Pour’s practice is embedded in the interrogation and re-examination of archaic antiquity in the modern information age of digital culture and technology. For “Ozymandias”, Pour has identified and sourced imagery and iconography from various virtual platforms including clip art and vector images, which are thereafter digitally manipulated to form the visceral construct of his compositions.

Contrastingly, ancient methods are steeped in the artist’s practice and modus operandi. For the paintings in “Ozymandias”, Pour utilizes the age-old process of woodblock printing. His woodblocks are hand-carved over several months and thereafter printed on linen where water soluble inks are transferred to the linen substrate through applying pressure with a barren.



In his central floor sculpture entitled, The lone and level sands stretch far way (2014), clay tablets are imprinted from the original woodblock carvings. Thereafter, these tablets are used as a mold to form another counter-point within this perpetual cycle. Here, hot bees wax is poured into the clay mold to form a cast wax relic, which is thereupon casted in aluminum through the modern industrial process of lost-wax casting.

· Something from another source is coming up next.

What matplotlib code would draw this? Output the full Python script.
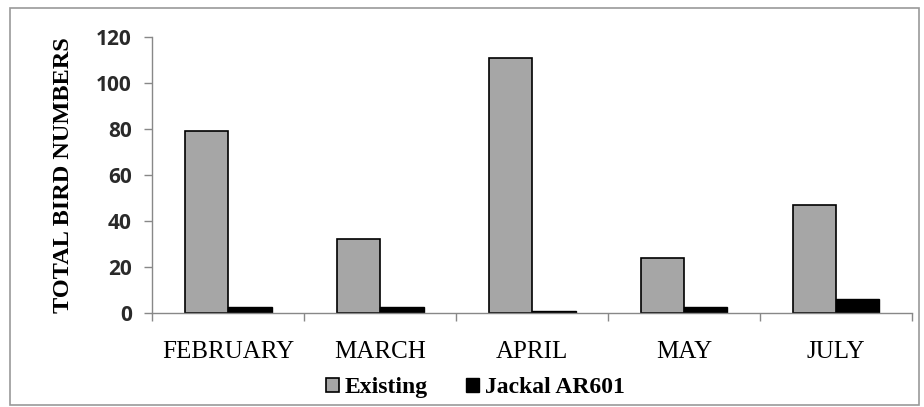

Pour’s employed methodologies in “Ozymandias” is retrospective acknowledgment of some of the earliest forms of mass production and the significance in their function for the dissemination of ideas and the recording of information. From a polarizing contemporary standpoint, Pour accumulates his source material from the Internet and other digital provenance as fundamentally consumerist information age of the present.

Equally, his chosen imagery is drawn from a history and location. In “Ozymandias”, Pour’s works depict an amalgam of iconography derived from Ancient Egyptian, Byzantine, and Oriental heritage to name but a few. Thus the arbitration of time and place comes to a halt. Allegories of time are misplaced and indefinitely repositioned according to the artist’s hand. Within this cyclic framework, Pour opens dialogue towards new narratives and perspectives blending archaic art forms and imagery in a futurist age thus flattening the presence of time and culture for both personal yield and universal inquiry.